------ DATA IN THIS EXERCISE ------

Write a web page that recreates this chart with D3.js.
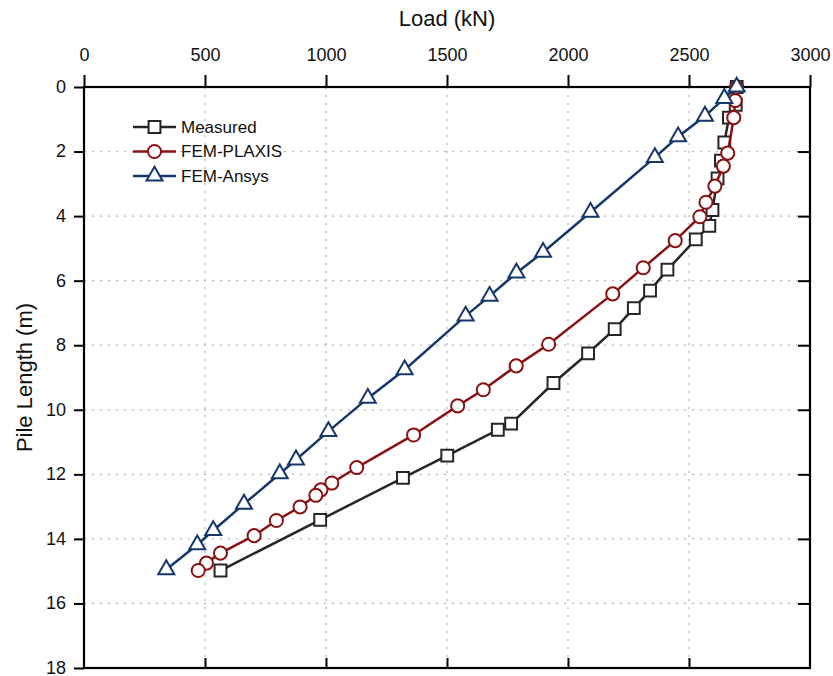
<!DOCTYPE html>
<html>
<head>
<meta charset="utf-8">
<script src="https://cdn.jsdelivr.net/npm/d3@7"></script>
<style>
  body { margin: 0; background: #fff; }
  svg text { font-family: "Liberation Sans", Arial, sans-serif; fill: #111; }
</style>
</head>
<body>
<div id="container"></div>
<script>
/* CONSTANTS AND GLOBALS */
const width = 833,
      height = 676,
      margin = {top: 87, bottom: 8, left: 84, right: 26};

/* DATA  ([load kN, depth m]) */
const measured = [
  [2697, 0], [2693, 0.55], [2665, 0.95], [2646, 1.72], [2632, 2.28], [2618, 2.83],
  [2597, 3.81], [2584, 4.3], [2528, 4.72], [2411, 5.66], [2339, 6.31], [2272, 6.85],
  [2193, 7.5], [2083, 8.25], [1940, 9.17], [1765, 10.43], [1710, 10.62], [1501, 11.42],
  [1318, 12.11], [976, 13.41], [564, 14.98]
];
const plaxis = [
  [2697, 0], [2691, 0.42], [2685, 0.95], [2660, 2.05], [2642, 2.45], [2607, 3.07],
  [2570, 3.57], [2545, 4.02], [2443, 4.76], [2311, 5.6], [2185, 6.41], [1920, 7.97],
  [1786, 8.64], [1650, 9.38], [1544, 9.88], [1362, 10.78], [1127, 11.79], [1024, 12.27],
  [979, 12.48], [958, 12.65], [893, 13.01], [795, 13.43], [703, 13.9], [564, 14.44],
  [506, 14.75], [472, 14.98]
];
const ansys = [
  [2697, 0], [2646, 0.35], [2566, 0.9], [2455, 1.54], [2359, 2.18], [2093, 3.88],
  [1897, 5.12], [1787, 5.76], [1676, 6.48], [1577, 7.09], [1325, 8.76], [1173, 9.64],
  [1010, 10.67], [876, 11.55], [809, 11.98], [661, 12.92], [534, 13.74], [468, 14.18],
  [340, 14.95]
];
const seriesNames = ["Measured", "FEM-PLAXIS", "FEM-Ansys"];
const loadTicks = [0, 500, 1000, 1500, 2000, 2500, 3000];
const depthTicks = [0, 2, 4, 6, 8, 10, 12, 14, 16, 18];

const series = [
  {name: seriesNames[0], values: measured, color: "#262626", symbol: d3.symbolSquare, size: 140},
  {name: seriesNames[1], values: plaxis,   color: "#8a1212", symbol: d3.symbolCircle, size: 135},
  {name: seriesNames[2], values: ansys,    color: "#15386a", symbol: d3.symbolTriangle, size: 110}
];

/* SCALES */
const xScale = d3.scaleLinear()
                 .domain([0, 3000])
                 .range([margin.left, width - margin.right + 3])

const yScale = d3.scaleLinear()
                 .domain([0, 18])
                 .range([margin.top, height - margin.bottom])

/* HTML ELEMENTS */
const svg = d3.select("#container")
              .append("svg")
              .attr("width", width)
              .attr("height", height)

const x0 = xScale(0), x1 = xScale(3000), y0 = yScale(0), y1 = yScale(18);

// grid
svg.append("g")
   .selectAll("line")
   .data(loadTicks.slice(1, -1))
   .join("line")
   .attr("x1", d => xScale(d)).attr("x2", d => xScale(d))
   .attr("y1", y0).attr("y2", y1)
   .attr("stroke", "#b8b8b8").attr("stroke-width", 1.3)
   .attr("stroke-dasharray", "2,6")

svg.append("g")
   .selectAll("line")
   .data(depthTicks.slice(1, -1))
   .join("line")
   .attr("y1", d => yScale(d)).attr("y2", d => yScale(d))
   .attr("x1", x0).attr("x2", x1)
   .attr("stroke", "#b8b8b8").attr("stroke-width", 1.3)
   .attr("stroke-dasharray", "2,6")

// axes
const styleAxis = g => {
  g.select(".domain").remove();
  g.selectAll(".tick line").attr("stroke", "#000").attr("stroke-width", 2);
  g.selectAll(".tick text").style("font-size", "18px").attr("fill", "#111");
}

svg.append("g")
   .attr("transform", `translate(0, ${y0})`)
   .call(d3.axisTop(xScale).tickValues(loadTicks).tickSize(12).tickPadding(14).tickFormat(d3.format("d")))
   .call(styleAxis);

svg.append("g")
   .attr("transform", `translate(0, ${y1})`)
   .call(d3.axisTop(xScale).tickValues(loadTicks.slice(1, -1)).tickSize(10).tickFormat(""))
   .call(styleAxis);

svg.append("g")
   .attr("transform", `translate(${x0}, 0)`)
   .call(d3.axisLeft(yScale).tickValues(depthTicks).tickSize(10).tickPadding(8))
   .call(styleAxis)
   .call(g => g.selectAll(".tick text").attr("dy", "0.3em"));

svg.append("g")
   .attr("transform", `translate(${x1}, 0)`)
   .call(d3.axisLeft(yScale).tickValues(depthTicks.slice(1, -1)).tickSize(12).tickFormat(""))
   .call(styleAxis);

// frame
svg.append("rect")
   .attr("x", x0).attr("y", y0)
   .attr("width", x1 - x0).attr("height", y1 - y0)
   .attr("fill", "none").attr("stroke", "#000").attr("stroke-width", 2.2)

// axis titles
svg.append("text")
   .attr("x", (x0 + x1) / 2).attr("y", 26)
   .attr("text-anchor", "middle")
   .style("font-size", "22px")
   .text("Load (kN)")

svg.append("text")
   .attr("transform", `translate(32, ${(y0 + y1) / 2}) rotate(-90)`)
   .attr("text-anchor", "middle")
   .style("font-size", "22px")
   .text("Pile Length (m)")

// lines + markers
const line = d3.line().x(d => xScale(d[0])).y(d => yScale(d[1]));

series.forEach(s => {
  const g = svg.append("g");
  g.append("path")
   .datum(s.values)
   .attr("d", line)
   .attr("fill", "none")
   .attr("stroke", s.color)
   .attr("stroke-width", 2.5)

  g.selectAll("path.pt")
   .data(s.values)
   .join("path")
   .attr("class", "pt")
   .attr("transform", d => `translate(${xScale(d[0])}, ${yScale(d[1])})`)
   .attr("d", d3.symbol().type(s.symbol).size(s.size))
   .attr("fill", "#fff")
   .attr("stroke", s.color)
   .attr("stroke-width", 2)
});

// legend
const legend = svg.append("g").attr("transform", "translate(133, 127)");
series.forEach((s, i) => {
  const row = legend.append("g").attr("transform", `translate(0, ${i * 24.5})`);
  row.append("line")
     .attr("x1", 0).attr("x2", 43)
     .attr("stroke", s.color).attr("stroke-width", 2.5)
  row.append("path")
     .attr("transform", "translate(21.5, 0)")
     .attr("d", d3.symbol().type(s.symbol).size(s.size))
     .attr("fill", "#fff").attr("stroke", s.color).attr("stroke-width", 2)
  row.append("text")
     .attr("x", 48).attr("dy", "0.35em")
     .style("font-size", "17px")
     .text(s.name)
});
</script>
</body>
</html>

------
------ DATA IN THIS EXERCISE ------

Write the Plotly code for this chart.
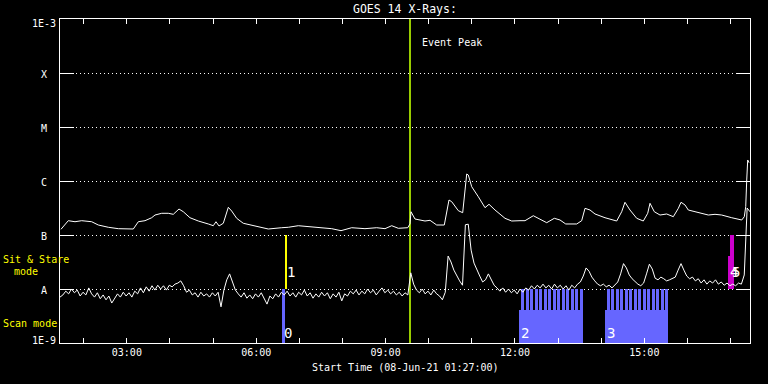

------

DIRECTIONS | Retype the lines above exactly as they appear, from the line containing "Write a web" through the line containing "14, 16, 18];", and leave out any pictures.

TASK RESULT |
Write a web page that recreates this chart with D3.js.
<!DOCTYPE html>
<html>
<head>
<meta charset="utf-8">
<script src="https://cdn.jsdelivr.net/npm/d3@7"></script>
<style>
  body { margin: 0; background: #fff; }
  svg text { font-family: "Liberation Sans", Arial, sans-serif; fill: #111; }
</style>
</head>
<body>
<div id="container"></div>
<script>
/* CONSTANTS AND GLOBALS */
const width = 833,
      height = 676,
      margin = {top: 87, bottom: 8, left: 84, right: 26};

/* DATA  ([load kN, depth m]) */
const measured = [
  [2697, 0], [2693, 0.55], [2665, 0.95], [2646, 1.72], [2632, 2.28], [2618, 2.83],
  [2597, 3.81], [2584, 4.3], [2528, 4.72], [2411, 5.66], [2339, 6.31], [2272, 6.85],
  [2193, 7.5], [2083, 8.25], [1940, 9.17], [1765, 10.43], [1710, 10.62], [1501, 11.42],
  [1318, 12.11], [976, 13.41], [564, 14.98]
];
const plaxis = [
  [2697, 0], [2691, 0.42], [2685, 0.95], [2660, 2.05], [2642, 2.45], [2607, 3.07],
  [2570, 3.57], [2545, 4.02], [2443, 4.76], [2311, 5.6], [2185, 6.41], [1920, 7.97],
  [1786, 8.64], [1650, 9.38], [1544, 9.88], [1362, 10.78], [1127, 11.79], [1024, 12.27],
  [979, 12.48], [958, 12.65], [893, 13.01], [795, 13.43], [703, 13.9], [564, 14.44],
  [506, 14.75], [472, 14.98]
];
const ansys = [
  [2697, 0], [2646, 0.35], [2566, 0.9], [2455, 1.54], [2359, 2.18], [2093, 3.88],
  [1897, 5.12], [1787, 5.76], [1676, 6.48], [1577, 7.09], [1325, 8.76], [1173, 9.64],
  [1010, 10.67], [876, 11.55], [809, 11.98], [661, 12.92], [534, 13.74], [468, 14.18],
  [340, 14.95]
];
const seriesNames = ["Measured", "FEM-PLAXIS", "FEM-Ansys"];
const loadTicks = [0, 500, 1000, 1500, 2000, 2500, 3000];
const depthTicks = [0, 2, 4, 6, 8, 10, 12, 14, 16, 18];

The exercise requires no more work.